Sainsbury's, a company with 23.775 billion in revenue, just ran an advertisement, asking for an artist to work for free. It began:

Sainsbury's are looking for a creative and an ambitious artist to voluntarily refurbish our canteen. Gain particular experience in the creative industry whilst making our community a comfortable area for our employees to escape to. We seek to find a diverse artist, so we encourage individuals from all ethnic backgrounds, genders and age groups to apply.

I am looking for a company worth 150,000,000 to feed all my artist friends in Manchester. Gain particular experience in the grocery industry making our community of underpaid artists (or in your case...completely unpaid!) be able to have a cooked meal. We seek a rich company, so considering your CEO's earn on average 990,000 more than what the average UK artist you seem perfect to apply"

He goes on, but that's enough to get the idea. I don't know anything about Mr. Collins' artwork, but someone should hire him to write snarky replies to stupid company requests.

Now, it looks like this was something done by one store and not sanctioned by corporate, but their request is not at all unusual.
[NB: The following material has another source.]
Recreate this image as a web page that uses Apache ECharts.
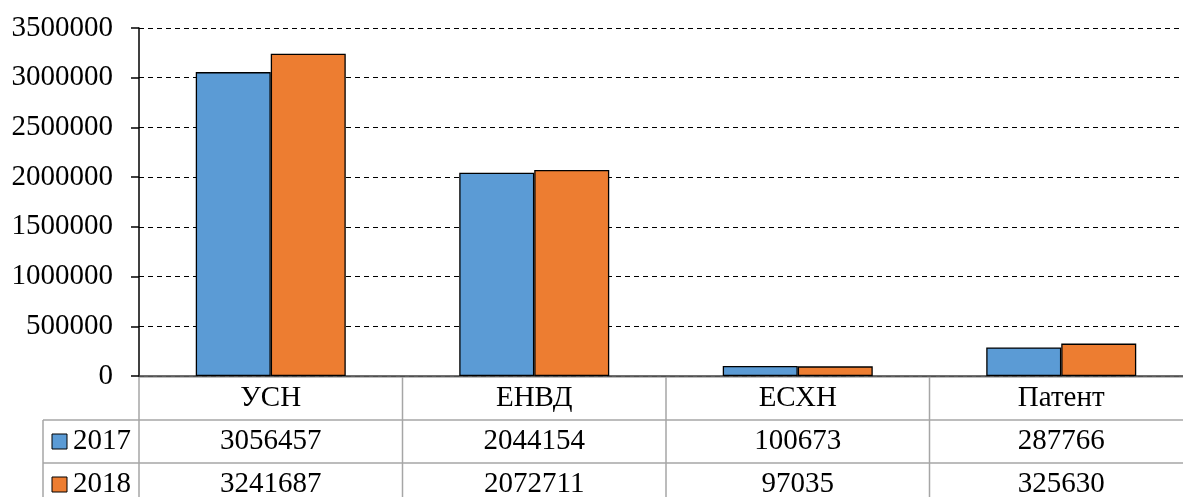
<!DOCTYPE html>
<html>
<head>
<meta charset="utf-8">
<script src="https://cdn.jsdelivr.net/npm/echarts@6/dist/echarts.min.js"></script>
<style>
  html, body { margin: 0; padding: 0; background: #fff; }
  #chart { width: 1183px; height: 497px; }
</style>
</head>
<body>
<div id="chart"></div>
<script>
const categories = ['УСН', 'ЕНВД', 'ЕСХН', 'Патент'];
const seriesNames = ['2017', '2018'];
const values2017 = [3056457, 2044154, 100673, 287766];
const values2018 = [3241687, 2072711, 97035, 325630];
const colors = ['#5B9BD5', '#ED7D31'];

const font = '"Liberation Serif", "Times New Roman", serif';
const fontSize = 29;
const gridLeft = 139, gridTop = 28, gridHeight = 348, gridWidth = 1054;
const rowH = 43;
const lineColor = '#a6a6a6';

let chart = echarts.init(document.getElementById('chart'));
chart.setOption({
  animation: false,
  grid: { left: gridLeft, top: gridTop, height: gridHeight, width: gridWidth, outerBoundsMode: 'none' },
  xAxis: {
    type: 'category',
    data: categories,
    axisLine: { lineStyle: { color: '#404040', width: 1.5 } },
    axisTick: { show: false },
    axisLabel: { show: false }
  },
  yAxis: {
    type: 'value',
    min: 0,
    max: 3500000,
    interval: 500000,
    axisLine: { show: true, lineStyle: { color: '#000', width: 1.5 } },
    axisTick: { show: true, length: 8, lineStyle: { color: '#000', width: 1.5 } },
    axisLabel: { color: '#000', fontFamily: font, fontSize: fontSize, margin: 26,
      formatter: function (v) { return String(v); } },
    splitLine: { lineStyle: { color: '#000', type: [5, 4], width: 1 } }
  },
  series: [
    { name: seriesNames[0], type: 'bar', data: values2017, barWidth: 75, barGap: '0%',
      itemStyle: { color: colors[0], borderColor: '#000', borderWidth: 1.3 } },
    { name: seriesNames[1], type: 'bar', data: values2018, barWidth: 75, barGap: '0%',
      itemStyle: { color: colors[1], borderColor: '#000', borderWidth: 1.3 } }
  ]
});

// data table under the axis
function drawTable() {
  const band = gridWidth / categories.length;
  const y0 = gridTop + gridHeight + 1;
  const rows = [values2017, values2018];
  const els = [];
  const bottom = y0 + rowH * 3;
  const txt = fontSize + 'px ' + font;
  // vertical lines
  for (let i = 0; i <= categories.length; i++) {
    const x = chart.convertToPixel({ xAxisIndex: 0 }, categories[Math.min(i, categories.length - 1)])
      + (i === categories.length ? band / 2 : -band / 2);
    els.push({ type: 'line', shape: { x1: x, y1: y0, x2: x, y2: bottom },
      style: { stroke: lineColor, lineWidth: 1.5 } });
  }
  const leftX = 43;
  els.push({ type: 'line', shape: { x1: leftX, y1: y0 + rowH, x2: leftX, y2: bottom },
    style: { stroke: lineColor, lineWidth: 1.5 } });
  for (let r = 0; r <= 3; r++) {
    const y = y0 + rowH * r;
    els.push({ type: 'line', shape: { x1: r === 0 ? gridLeft : leftX, y1: y, x2: gridLeft + gridWidth, y2: y },
      style: { stroke: lineColor, lineWidth: 1.5 } });
  }
  // header
  categories.forEach(function (c) {
    const x = chart.convertToPixel({ xAxisIndex: 0 }, c);
    els.push({ type: 'text', x: x, y: y0 + rowH / 2,
      style: { text: c, font: txt, fill: '#000', align: 'center', verticalAlign: 'middle' } });
  });
  // rows
  rows.forEach(function (vals, r) {
    const cy = y0 + rowH * (r + 1) + rowH / 2;
    els.push({ type: 'rect', shape: { x: 52, y: cy - 7.5, width: 15, height: 15 },
      style: { fill: colors[r], stroke: '#000', lineWidth: 1 } });
    els.push({ type: 'text', x: 73, y: cy,
      style: { text: seriesNames[r], font: txt, fill: '#000', align: 'left', verticalAlign: 'middle' } });
    vals.forEach(function (v, i) {
      const x = chart.convertToPixel({ xAxisIndex: 0 }, categories[i]);
      els.push({ type: 'text', x: x, y: cy,
        style: { text: String(v), font: txt, fill: '#000', align: 'center', verticalAlign: 'middle' } });
    });
  });
  chart.setOption({ graphic: { elements: els } });
}
drawTable();
window.addEventListener('resize', function () {
  chart.resize();
  drawTable();
});
</script>
</body>
</html>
As a writer, I get requests all the time to write for exposure. My response? I'm plenty exposed. You wouldn't have found me otherwise.

One of my writer friends, Jane Lebak, introduced me to an Exposure Contract. The idea is that if the great benefits of "working for exposure" don't appear, the person who "hired" you pays up. Cracks me up.

Listen, companies, stop asking people to do things for free. No artist was going to get any exposure by designing an employee break room. You don't ask an accountant to do your taxes for "exposure." Stop asking creative people to do the same. And if I can't convince you that you should do that, on account of you're a nice human being, I'll appeal to your cheap side. Asking for things for free costs you money in the long run.

You earn a bad reputation. How long until Sainsbury's overcomes this bad press? Hopefully a long time. Even though your company isn't huge, if you keep asking for things for free, you're going to get a reputation as a cheapskate.

You show your employees you don't value them. Yes, you are providing paychecks for your employees, so why do they care if your graphic designer is paid for her time? Because, as they see you cutting corners and taking advantage of them, they understand that you would do the same to them if you could. You don't value talent. You won't pay them more for going above and beyond. You are basically a blood sucking leech.

You get what you pay for. While free is good, free is rarely great. Do you want a professional graphic designer? Pay for one. Do you want a professional writer? Hire one. Do you want someone without experience who will work for exposure? Well, you're going to get someone without the requisite experience. While you might get lucky, you might have to pay an actual professional more to correct the errors. Additionally, if you're not paying, you are a low priority for the person.

The solution? Pay for what you need. Always. If you want to give someone a chance "for exposure" hire an intern and pay her a low wage. That's actually giving someone a chance, unlike what Sainsbury's was asking for. Internships are awesome and relatively inexpensive. Professional work, though? That costs money.